Carlo Talamo, il genio del marketing che non aveva bisogno di algoritmi

Per chiunque abbia più di quarant’anni Carlo Talamo è stato un’icona. Pubblicitario, poeta, appassionato di motori, importatore di motociclette e tanto altro. Fu lui a creare il fenomeno Harley Davidson in Italia e a lanciare alcuni trend di mercato ancora attuali.


Certo che se avesse ascoltato tutti i preconcetti, le stime di bilancio e i trend di mercato quel ragazzo solitario, forse il primo su un windsurf tra le correnti del lago di Garda, di strada ne avrebbe fatta poca. Erano gli inizi degli anni ottanta, e lui stesso, intorno ai trent’anni, non avere ancora chiaro il suo futuro.

Faccia sveglia, erede di nobiltà decaduta, nasce a Roma nel 1952. Curioso e appassionato di tutto, gli piace viaggiare, scoprire e andare forte in moto, approda nella Milano del boom verso la fine degli anni settanta, inseguendo donne e successo, a modo suo.
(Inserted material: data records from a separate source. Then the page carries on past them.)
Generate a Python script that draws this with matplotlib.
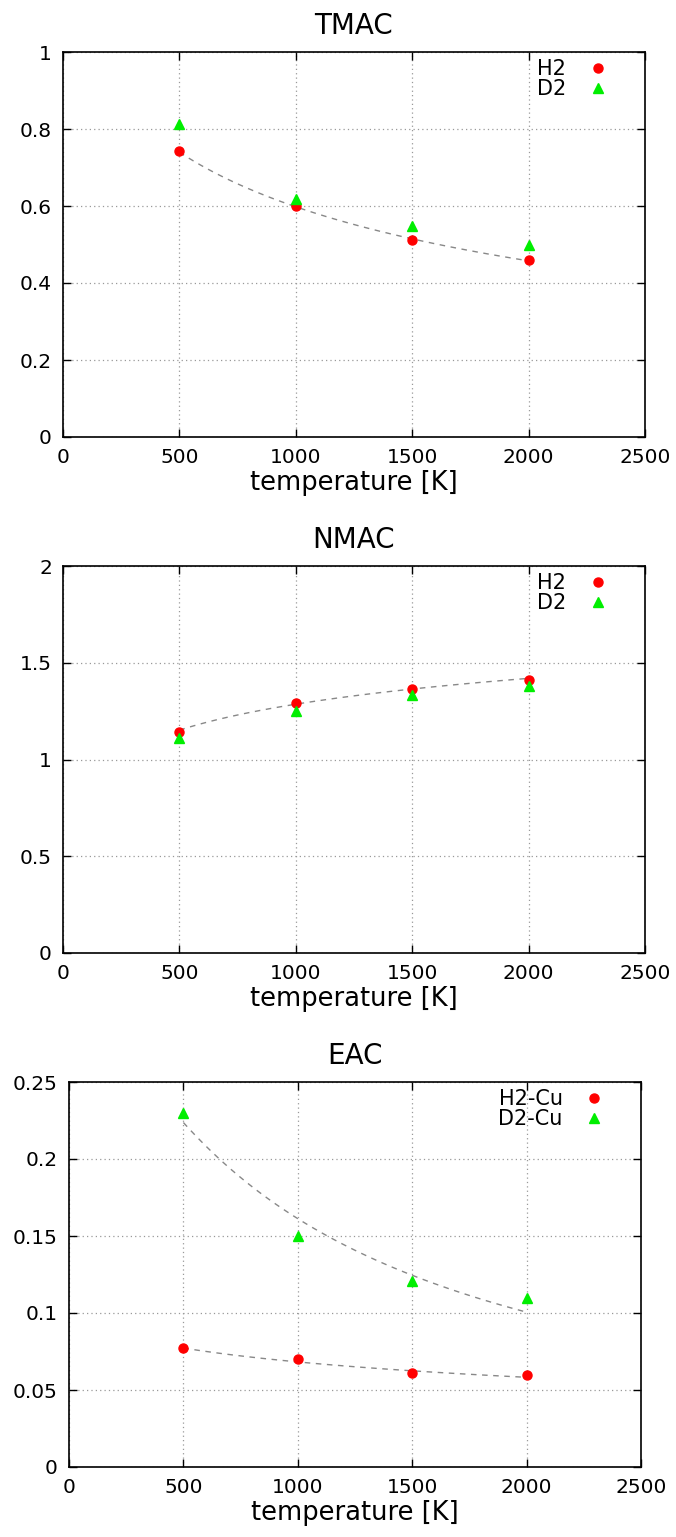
import numpy as np
import matplotlib
matplotlib.use('Agg')
import matplotlib.pyplot as plt

plt.rcParams['font.family'] = ['DejaVu Sans']

temperature = [500, 1000, 1500, 2000]

tmac_h2 = [0.742, 0.601, 0.511, 0.459]
tmac_d2 = [0.812, 0.617, 0.547, 0.499]
tmac_fit = [0.740, 0.597, 0.516, 0.457]

nmac_h2 = [1.14, 1.29, 1.365, 1.41]
nmac_d2 = [1.11, 1.25, 1.335, 1.38]
nmac_fit = [1.152, 1.284, 1.367, 1.418]

eac_h2 = [0.077, 0.070, 0.061, 0.060]
eac_d2 = [0.230, 0.150, 0.121, 0.110]
eac_h2_fit = [0.0772, 0.0685, 0.0621, 0.0584]
eac_d2_fit = [0.224, 0.160, 0.126, 0.100]

W, H = 676, 1537
fig = plt.figure(figsize=(W / 100, H / 100), dpi=100)


def smooth_fit(x, y):
    # smooth curve through the fitted values (quadratic in log-log space)
    c = np.polyfit(np.log(x), np.log(y), 2)
    xs = np.linspace(min(x), max(x), 100)
    return xs, np.exp(np.polyval(c, np.log(xs)))


def panel(box, title, h2, d2, fits, ylim, yticks, ylabels, labels):
    l, t, r, b = box
    ax = fig.add_axes([l / W, 1 - b / H, (r - l) / W, (b - t) / H])
    for y in fits:
        xs, ys = smooth_fit(temperature, y)
        ax.plot(xs, ys, ls=(0, (4, 4)), color='#888888', lw=1.0, zorder=2)
    ax.plot(temperature, h2, 'o', color='#ff0000', ms=6.5, mec='#ff0000',
            label=labels[0], zorder=3)
    ax.plot(temperature, d2, '^', color='#00ee00', ms=7, mec='#00ee00',
            label=labels[1], zorder=3)
    ax.set_xlim(0, 2500)
    ax.set_ylim(*ylim)
    ax.set_xticks([0, 500, 1000, 1500, 2000, 2500])
    ax.set_yticks(yticks)
    ax.set_yticklabels(ylabels)
    ax.grid(True, color='#999999', ls=(0, (1, 2.5)), lw=0.9)
    ax.tick_params(direction='in', length=6, width=1.0, right=True, top=True,
                   labelsize=14.5, pad=8)
    for s in ax.spines.values():
        s.set_linewidth(1.2)
    ax.set_title(title, fontsize=20, pad=13)
    ax.set_xlabel('temperature [K]', fontsize=18.5, labelpad=2)
    ax.legend(loc='upper right', frameon=False, markerfirst=False,
              fontsize=15, handlelength=1.0, handletextpad=1.0,
              labelspacing=0.0, borderaxespad=0.4, bbox_to_anchor=(0.965, 1.025))
    return ax


panel((63, 52, 645, 437), 'TMAC', tmac_h2, tmac_d2, [tmac_fit],
      (0, 1), [0, 0.2, 0.4, 0.6, 0.8, 1], ['0', '0.2', '0.4', '0.6', '0.8', '1'],
      ['H2', 'D2'])
panel((63, 566, 645, 953), 'NMAC', nmac_h2, nmac_d2, [nmac_fit],
      (0, 2), [0, 0.5, 1, 1.5, 2], ['0', '0.5', '1', '1.5', '2'],
      ['H2', 'D2'])
panel((69, 1082, 641, 1467), 'EAC', eac_h2, eac_d2, [eac_h2_fit, eac_d2_fit],
      (0, 0.25), [0, 0.05, 0.1, 0.15, 0.2, 0.25],
      ['0', '0.05', '0.1', '0.15', '0.2', '0.25'],
      ['H2-Cu', 'D2-Cu'])

fig.savefig('out.png', dpi=100)
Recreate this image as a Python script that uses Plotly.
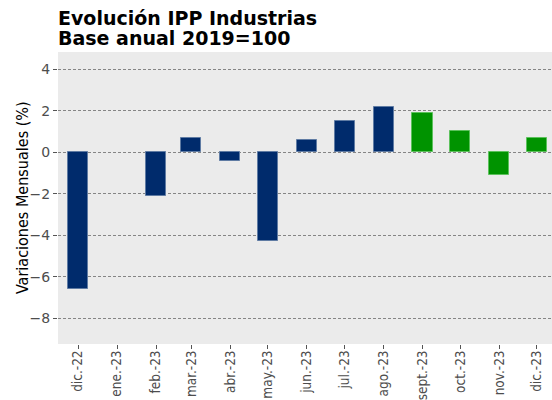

La “Milano da bere” sarà il suo regno. Dapprima lo accoglie il mondo della pubblicità, dove imparerà a farsi conoscere e apprezzare grazie alle campagne per le calze OMSA e per il liquore Fernet Branca, ma la vera vocazione arriva nella rigidissima fine del 1984, quando, insieme agli amici Brun e Crepaldi fonderà ‘la’ Numero Uno, distributore e poi importatore ufficiale delle bicilindriche di Milwaukee.

Con la sola licenza media, la sua scuola era la strada, non lo nascondeva e anzi, fu ciò che ha reso le sue idee un successo. Carlo trasformò un prodotto di nicchia, con un preciso target di riferimento, prima in una moda per ricchi, poi in un fenomeno di costume riconosciuto. Le vendite decollarono oltre ogni aspettativa e la concessionaria Numero Uno diventò un caso di studio per la casa madre americana.

Appassionato d’arte e esteta, culturalmente preparato e coraggioso, riusciva a plasmare l’estro, ad essere il primo a farlo e, soprattutto, a saperlo trasmettere con il temperamento e il carisma tipici di chi divide.
Per molti un guru, un precursore, il genio puro, gli stessi e altri lo ricordano scontroso e altalenante, despota piccatamente egocentrico.

Sue le campagne stampa accattivanti ed emozionali, sua la faccia che riempiva le riviste. Si metteva sempre in gioco personalmente. Oggi siamo abituati agli imprenditori che compaiono nelle pubblicità, basti pensare a Giovanni Rana o al compianto Ennio Doris di Banca Mediolanum, ma negli anni ’80 era avanguardia. Quel trend l’ha inventato lui e il mercato pubblicitario lo ritiene ancora valido.

Dopo le Harley, iniziò ad importare le moto Triumph (con la Numero Tre), altro grande successo, e poi le autovetture inglesi Bentley. Tutti questi brand devono molto a Talamo, senza di lui non avrebbero mai avuto la penetrazione commerciale che hanno ottenuto nel Belpaese.

Talamo vantava anche una spiccata vena poetica. Spesso scriveva dei versi su foglietti stropicciati che disseminava dovunque, anche nelle borse laterali delle sue motociclette. Riflessioni sulla vita e sulle dinamiche umane che qualche suo amico vorrebbe raccogliere in un libro.

Aveva un metodo di lavoro tutto suo: non aveva un metodo, improvvisava puntando sempre sulle emozioni delle persone. Un creativo allo stato puro che un’incidente in moto ci ha portato via per sempre.

In un mondo dominato dagli algoritmi e da campagne pubblicitarie replicanti, un fantasista come Carlo Talamo avrebbe fatto la differenza.